PD e Movimento 5 Stelle invocano la legge Severino, approvata lo scorso anno, per spiegare che il voto della Giunta delle elezioni del Senato e poi del Senato stesso sulla decadenza di Silvio Berlusconi dalla carica di senatore, in seguito alla conferma della condanna in Cassazione sui diritti TV Mediaset, altro non sarebbe che un adempimento tecnico, un atto formale, perché “di diritto” il Cavaliere sarebbe già da considerarsi decaduto.
Legge Severino e decadenza
Ma a studiare la legge Severino, tutto si potrà dire, tranne che l’esclusione del senatore Berlusconi sia un fatto automatico. Vediamo perché.
La bozza di legge entrata in Cdm il 5 dicembre 2012 era effettivamente netta e chiara: “Qualora una causa di incandidabilità … sopravvenga nel corso del mandato elettivo, essa comporta la decadenza di diritto della carica, che viene dichiarata dalla Camera di appartenenza” (art.3, comma 1).
Se la norma esitata dal Cdm e poi votata dal Parlamento fosse stata questa, effettivamente per il Cavaliere non ci sarebbero state più speranze. La Camera di appartenenza, nel caso specifico, il Senato, si sarebbe dovuta limitare a prendere atto della condanna in Cassazione, dichiarando decaduto Silvio Berlusconi da senatore della Repubblica. Ma le cose sono andate diversamente. Il testo fu modificato in Cdm del 6 dicembre 2012 nel modo seguente:
Al comma 1 sparivano le diciture “di diritto” e “ai fini della dichiarazione di decadenza”, mentre facevano la loro comparsa “ai sensi dell’art.66 della Costituzione” e “ai fini della relativa deliberazione”. Cosa significa? Che il consiglio dei ministri aveva nei fatti stravolto la bozza iniziale, attenuando di gran lunga la portata automatica della previsione del ministro Severino, sostituendola con un atto politico vero e proprio: nessuna decadenza automatica; la Camera di appartenenza avrà l’onere di deliberare o meno sulla permanenza del parlamentare in carica.
Stesso concetto ribadito al comma 2 del medesimo articolo, quando la dicitura “dichiarazione di mancata convalida del soggetto incandidabile” viene sostituita da “deliberazione sulla mancata convalida”. Il comma riguarda non già i parlamentari, ma i candidati eletti, per i quali è arrivata una sentenza definitiva di condanna in fase di convalida, ossia prima di insediarsi formalmente in una delle due Camere. Anche in questo caso, se la bozza iniziale prevedeva che la Camera di appartenenza fosse costretta automaticamente a prendere atto della mancata convalida, la previsione uscita dal Cdm garantisce alla stessa la facoltà di decidere nell’uno o nell’altro senso.

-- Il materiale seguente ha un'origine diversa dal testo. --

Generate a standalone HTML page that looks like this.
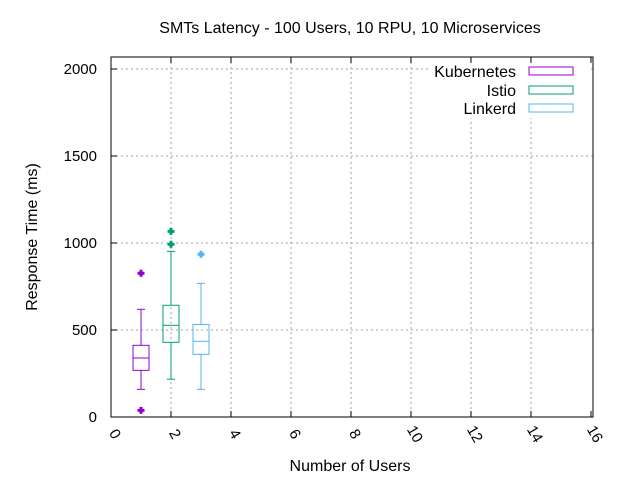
<!DOCTYPE html>
<html><head><meta charset="utf-8"><style>
body{margin:0;background:#fff;}
svg text{font-family:"Liberation Sans",sans-serif;fill:#000;}
</style></head><body>
<svg id="c" width="640" height="480" xmlns="http://www.w3.org/2000/svg">
<text x="350" y="33" font-size="16" text-anchor="middle">SMTs Latency - 100 Users, 10 RPU, 10 Microservices</text>
<text x="37" y="237" font-size="16" text-anchor="middle" transform="rotate(-90 37 237)">Response Time (ms)</text>
<text x="350" y="471" font-size="16" text-anchor="middle">Number of Users</text>
<g id="grid"></g>
<rect x="430" y="60" width="160" height="58" fill="#fff"/>
<g id="marks"></g><g id="ticks"></g>
<rect x="111" y="57" width="482" height="360" fill="none" stroke="#000" stroke-width="1"/>
<g>
<text x="516" y="77" font-size="16" text-anchor="end">Kubernetes</text>
<rect x="529" y="67" width="44" height="8" fill="none" stroke="#9400d3"/>
<text x="516" y="96" font-size="16" text-anchor="end">Istio</text>
<rect x="529" y="86" width="44" height="8" fill="none" stroke="#009e73"/>
<text x="516" y="114" font-size="16" text-anchor="end">Linkerd</text>
<rect x="529" y="104" width="44" height="8" fill="none" stroke="#56b4e9"/>
</g>
</svg>
<script>
const series=["Kubernetes","Istio","Linkerd"];
const xpos=[1,2,3];
const wlow=[159,217,159];
const q1=[268,429,360];
const med=[339,527,435];
const q3=[412,642,532];
const whigh=[619,952,768];
const outliers=[[826,38],[1067,993],[935]];
const colors=["#9400d3","#009e73","#56b4e9"];
const yTicks=[0,500,1000,1500,2000];
const xTicks=[0,2,4,6,8,10,12,14,16];
const NS="http://www.w3.org/2000/svg";
const X=v=>111+v*30, Y=v=>417-v*0.174;
function mk(t,a,p){const e=document.createElementNS(NS,t);for(const k in a)e.setAttribute(k,a[k]);p.appendChild(e);return e;}
const grid=document.getElementById('grid'),ticks=document.getElementById('ticks'),marks=document.getElementById('marks');
yTicks.forEach(v=>{
 if(v>0){const g=mk('line',{x1:111,x2:593,y1:Y(v),y2:Y(v),stroke:'#a0a0a0','stroke-dasharray':'2,3'},grid);
 
 }
 const t=mk('text',{x:97,y:Y(v)+5,'font-size':15,'text-anchor':'end'},ticks);t.textContent=v;
 
 
 mk('line',{x1:111,x2:117,y1:Y(v),y2:Y(v),stroke:'#000'},ticks);
});
xTicks.forEach(v=>{
 if(v>0&&v<16){const g=mk('line',{x1:X(v),x2:X(v),y1:57,y2:417,stroke:'#a0a0a0','stroke-dasharray':'2,3'},grid);
 
 }
 mk('line',{x1:X(v),x2:X(v),y1:417,y2:411,stroke:'#000'},ticks);
 mk('line',{x1:X(v),x2:X(v),y1:57,y2:63,stroke:'#000'},ticks);
 const cx=X(v)+4,cy=434;
 const t=mk('text',{x:cx,y:cy+5,'font-size':15,'text-anchor':'middle',transform:`rotate(60 ${cx} ${cy})`},ticks);t.textContent=v;
 
 
});
series.forEach((s,i)=>{
 const g=mk('g',{stroke:colors[i],fill:'none','stroke-width':1},marks);
 
 
 const cx=X(xpos[i]),hw=8,cw=4;
 mk('line',{x1:cx,x2:cx,y1:Y(whigh[i]),y2:Y(q3[i])},g);
 mk('line',{x1:cx,x2:cx,y1:Y(q1[i]),y2:Y(wlow[i])},g);
 mk('line',{x1:cx-cw,x2:cx+cw,y1:Y(whigh[i]),y2:Y(whigh[i])},g);
 mk('line',{x1:cx-cw,x2:cx+cw,y1:Y(wlow[i]),y2:Y(wlow[i])},g);
 mk('rect',{x:cx-hw,y:Y(q3[i]),width:2*hw,height:Y(q1[i])-Y(q3[i])},g);
 mk('line',{x1:cx-hw,x2:cx+hw,y1:Y(med[i]),y2:Y(med[i])},g);
 outliers[i].forEach(o=>{
  const y=Y(o);
  const p=mk('path',{d:`M${cx-1.5},${y-3.5}h3v2h2v3h-2v2h-3v-2h-2v-3h2z`,fill:colors[i],stroke:'none'},marks);
  
  
 });
});
</script>
</body></html>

La Camera deve deliberare la decadenza
Ma il Cdm modifica ulteriormente in data 21 dicembre 2012 il testo, eliminando dal comma 1 dell’art.3 la dicitura “ai fini della relativa deliberazione”, mantenendo la parola “deliberazione” nel secondo comma e così come resta il riferimento all’art.66 della Costituzione. L’esito finale è stato un compromesso di termini tra PD e PDL, volto ad evitare spaccature, ma che di fatto ha salvato l’impianto del 6 dicembre. In altre parole, la permanenza del riferimento alla Costituzione e del termine “deliberazione” al secondo comma non lasciano dubbio alcuno: la decadenza dalla carica di un parlamentare o la mancata convalida dell’elezione non sono automatiche, qualora sia intervenuta una sentenza di condanna definitiva. E’ la Camera di appartenenza a dovere “deliberare” nel pieno della sua autonomia.
Le manfrine del PD sul punto sono la foglia di fico per coprire la responsabilità di un atto che è politico e non meramente tecnico.
Se la Giunta per le elezioni prima e Palazzo Madama poi voteranno per la decadenza dalla carica di senatore di Silvio Berlusconi, la decisione sarà il frutto di una volontà “politica” della maggioranza di escludere il Cavaliere dal Parlamento. Egli, in ogni caso, resterebbe candidabile, se è vero quanto abbiamo detto in merito al secondo comma dell’art.3 di cui sopra.